The idea is based around our approach to design and natural resources. Sparked by the rapid depletion in resources and our harmful relationship with the planet, the method focuses on sustainability and a circular system. Our current approach to design is putting excess pressure on the planet and depleting us of our raw materials. Using without thought to ‘reusing’ has lead to unsustainable approaches to the use of natural finite resources . It is becoming a more pressing issue which more of the population have become increasingly conscious of. People have started to try and counteract this development through an array of measures including: reducing raw material consumption, producing less waste, decreasing carbon dioxide emissions and setting a long-term goal of zero emissions to name a few. But this is only really persponing the damage not undoing it.
Cradle to Cradle is a design approach outlook which takes inspiration from the cycles seen in nature and relies on the idea of ‘no waste, only nutrients’. It minimizes the amount of energy used in the life cycle of a product and works to keep all materials in continuous cycles, celebrating diversity. Every product is designed with the intention of bringing it back into the technical and/or the biological cycle. The system works by dividing everything up into 2 categories: biological and technical. Biological is things which are 100% biodegradable. Technical is everything else that is not biodegradable and should be prevented from entering the environment. Using these categories, products are deconstructed into raw materials which, at the end of the product’s lifecycle, becomes the basis of new products, creating a linear cycle.
With the Cradle to Cradle approach, we can not only reduce our negative ecological footprint but, extend our positive one. Products should be designed with this approach in mind, we have to be aware of the fate of all of its components at the end of the product’s life cycle, therefore allowing the deconstruction of the product to happen in an effortless way.
Basically, this approach aims at stimulating a world where all aspects of human existence and industry, use a cyclical and sustainable approach to the use of resources, therefore eliminating waste and boosting our positive impact on the world.
After reading the paper and studying this approach, I am very approving and supportive of the idea. I think it is definitely the way forward in terms of design and lifestyle approach and will help the planet find equilibrium between us and nature , whereas recently it feels more often than not we are working against not together with it.

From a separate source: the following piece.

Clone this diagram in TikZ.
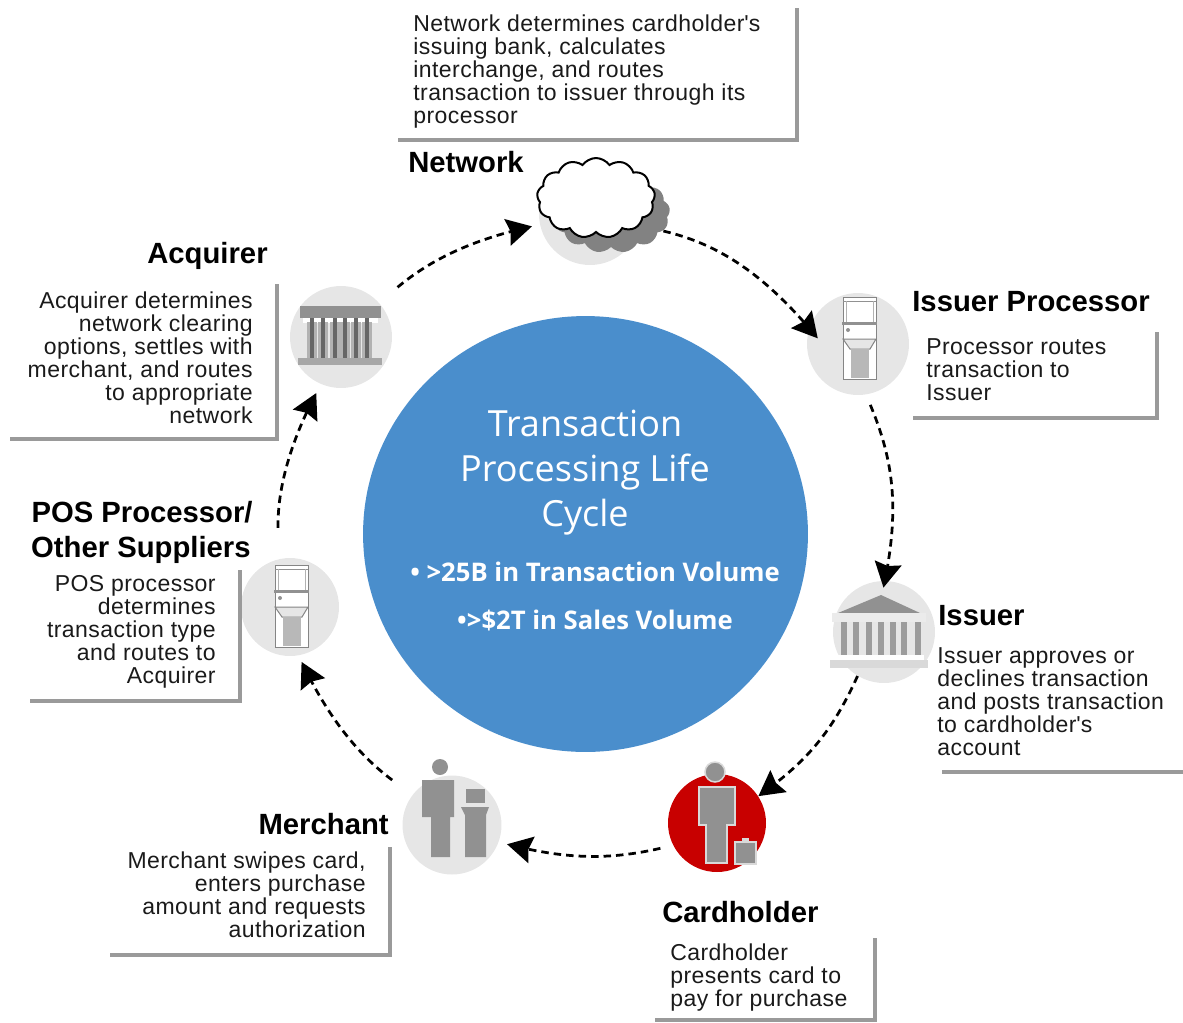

However, I fear that as stubborn humans who are more or less set in our ways, many industries will be reluctant to redesign their systems for the better of the planet if it affects their profits and flow, if even in the short term. Therefore, whilst in principle this approach is superb and the right way forward, I feel that it is unrealistic to expect the world to conform to this system in a rapid space of time and that the use and depletion of resources might increase before it ultimately starts to go down.